**Source material:**
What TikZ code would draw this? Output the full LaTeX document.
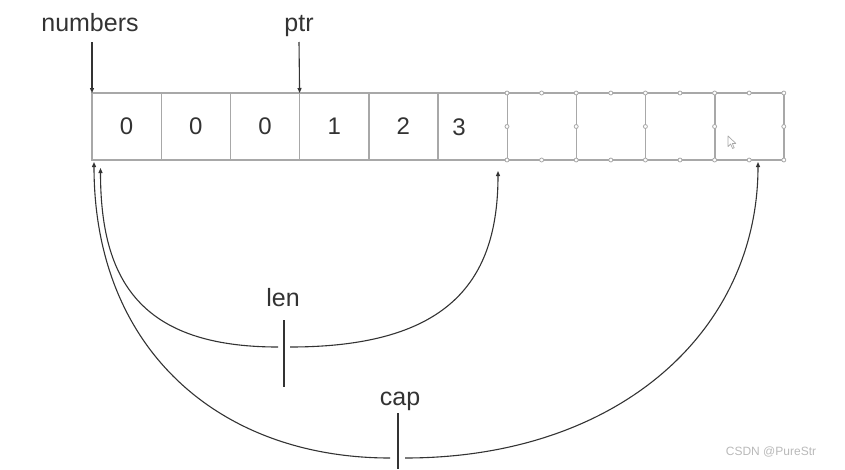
\documentclass[tikz,border=0pt]{standalone}
\usepackage{fontspec}
\setmainfont{Liberation Sans}
\usetikzlibrary{arrows.meta}
\definecolor{ink}{HTML}{333333}
\definecolor{grid}{HTML}{A8A8A8}
\begin{document}
\begin{tikzpicture}[x=1pt,y=-1pt,
  cell/.style={draw=grid,line width=1.4pt,minimum width=69.2pt,minimum height=67pt,inner sep=0pt,outer sep=0pt,text=ink,font=\fontsize{24}{28}\selectfont},
  lbl/.style={text=ink,font=\fontsize{25}{30}\selectfont,inner sep=0pt,anchor=base},
  arr/.style={draw=ink,line width=1.1pt,-{Triangle[length=5pt,width=4pt]}},
  curve/.style={draw=ink,line width=1.1pt},
  tick/.style={draw=ink,line width=1.2pt},
  handle/.style={draw=grid,fill=white,line width=0.8pt},
]
\useasboundingbox (0,0) rectangle (845,469);
% cells
\foreach \i/\t in {1/0,2/0,3/0,4/1,5/2,6/{},7/{},8/{},9/{},10/{}} {
  \node[cell] (c\i) at ({92+69.2*(\i-1)+34.6},126.5) {\t};
}
\node[text=ink,inner sep=0pt,font=\fontsize{24}{28}\selectfont] (d6) at (459,127) {3};
% handles on empty cells
\foreach \x in {507,541.6,576.2,610.8,645.4,680,714.6,749.2,783.8} {
  \draw[handle] (\x,93) circle (2pt);
  \draw[handle] (\x,160) circle (2pt);
}
\foreach \x in {507,576.2,645.4,714.6,783.8} {
  \draw[handle] (\x,126.5) circle (2pt);
}
% cursor
\draw[grid,line width=0.7pt,fill=white,line join=round] (728,136) -- (728,146.5) -- (730.6,144) -- (732.6,148.5) -- (734.2,147.8) -- (732.3,143.4) -- (735.8,143.4) -- cycle;
% labels and pointer arrows
\node[lbl] (numbers) at (90,31.5) {numbers};
\node[lbl] (ptr) at (299,31.5) {ptr};
\coordinate (nt) at (92,42);
\coordinate (pt) at (299,42);
\draw[arr] (nt) -- (c1.north west);
\draw[arr] (pt) -- (c4.north west);
% len
\node[lbl] (len) at (283,306) {len};
\coordinate (lenL) at (100.5,168);
\coordinate (lenR) at (498,171);
\coordinate (lenA) at (278,347);
\coordinate (lenB) at (290,347);
\draw[arr] (lenA) .. controls (140,347) and (100.5,280) .. (lenL);
\draw[arr] (lenB) .. controls (450,347) and (498,280) .. (lenR);
\coordinate (lenT1) at (284,320);
\coordinate (lenT2) at (284,387);
\draw[tick] (lenT1) -- (lenT2);
% cap
\node[lbl] (cap) at (400,405) {cap};
\coordinate (capL) at (94,162);
\coordinate (capR) at (758,162);
\coordinate (capA) at (390,458);
\coordinate (capB) at (405,458);
\draw[arr] (capA) .. controls (220,458) and (94,350) .. (capL);
\draw[arr] (capB) .. controls (620,458) and (758,330) .. (capR);
\coordinate (capT1) at (398,413);
\coordinate (capT2) at (398,469);
\draw[tick] (capT1) -- (capT2);
% watermark
\node[text=grid!80,font=\fontsize{12}{14}\selectfont,inner sep=0pt] (wm) at (771,452) {CSDN @PureStr};
\end{tikzpicture}
\end{document}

**Direction:** Omit every picture while copying the listing above exactly.

**Result of this exercise:**
What TikZ code would draw this? Output the full LaTeX document.
\documentclass[tikz,border=0pt]{standalone}
\usepackage{fontspec}
\setmainfont{Liberation Sans}
\usetikzlibrary{arrows.meta}
\definecolor{ink}{HTML}{333333}
\definecolor{grid}{HTML}{A8A8A8}
\begin{document}
\begin{tikzpicture}[x=1pt,y=-1pt,
  cell/.style={draw=grid,line width=1.4pt,minimum width=69.2pt,minimum height=67pt,inner sep=0pt,outer sep=0pt,text=ink,font=\fontsize{24}{28}\selectfont},
  lbl/.style={text=ink,font=\fontsize{25}{30}\selectfont,inner sep=0pt,anchor=base},
  arr/.style={draw=ink,line width=1.1pt,-{Triangle[length=5pt,width=4pt]}},
  curve/.style={draw=ink,line width=1.1pt},
  tick/.style={draw=ink,line width=1.2pt},
  handle/.style={draw=grid,fill=white,line width=0.8pt},
]
\useasboundingbox (0,0) rectangle (845,469);
% cells
\foreach \i/\t in {1/0,2/0,3/0,4/1,5/2,6/{},7/{},8/{},9/{},10/{}} {
  \node[cell] (c\i) at ({92+69.2*(\i-1)+34.6},126.5) {\t};
}
\node[text=ink,inner sep=0pt,font=\fontsize{24}{28}\selectfont] (d6) at (459,127) {3};
% handles on empty cells
\foreach \x in {507,541.6,576.2,610.8,645.4,680,714.6,749.2,783.8} {
  \draw[handle] (\x,93) circle (2pt);
  \draw[handle] (\x,160) circle (2pt);
}
\foreach \x in {507,576.2,645.4,714.6,783.8} {
  \draw[handle] (\x,126.5) circle (2pt);
}
% cursor
\draw[grid,line width=0.7pt,fill=white,line join=round] (728,136) -- (728,146.5) -- (730.6,144) -- (732.6,148.5) -- (734.2,147.8) -- (732.3,143.4) -- (735.8,143.4) -- cycle;
% labels and pointer arrows
\node[lbl] (numbers) at (90,31.5) {numbers};
\node[lbl] (ptr) at (299,31.5) {ptr};
\coordinate (nt) at (92,42);
\coordinate (pt) at (299,42);
\draw[arr] (nt) -- (c1.north west);
\draw[arr] (pt) -- (c4.north west);
% len
\node[lbl] (len) at (283,306) {len};
\coordinate (lenL) at (100.5,168);
\coordinate (lenR) at (498,171);
\coordinate (lenA) at (278,347);
\coordinate (lenB) at (290,347);
\draw[arr] (lenA) .. controls (140,347) and (100.5,280) .. (lenL);
\draw[arr] (lenB) .. controls (450,347) and (498,280) .. (lenR);
\coordinate (lenT1) at (284,320);
\coordinate (lenT2) at (284,387);
\draw[tick] (lenT1) -- (lenT2);
% cap
\node[lbl] (cap) at (400,405) {cap};
\coordinate (capL) at (94,162);
\coordinate (capR) at (758,162);
\coordinate (capA) at (390,458);
\coordinate (capB) at (405,458);
\draw[arr] (capA) .. controls (220,458) and (94,350) .. (capL);
\draw[arr] (capB) .. controls (620,458) and (758,330) .. (capR);
\coordinate (capT1) at (398,413);
\coordinate (capT2) at (398,469);
\draw[tick] (capT1) -- (capT2);
% watermark
\node[text=grid!80,font=\fontsize{12}{14}\selectfont,inner sep=0pt] (wm) at (771,452) {CSDN @PureStr};
\end{tikzpicture}
\end{document}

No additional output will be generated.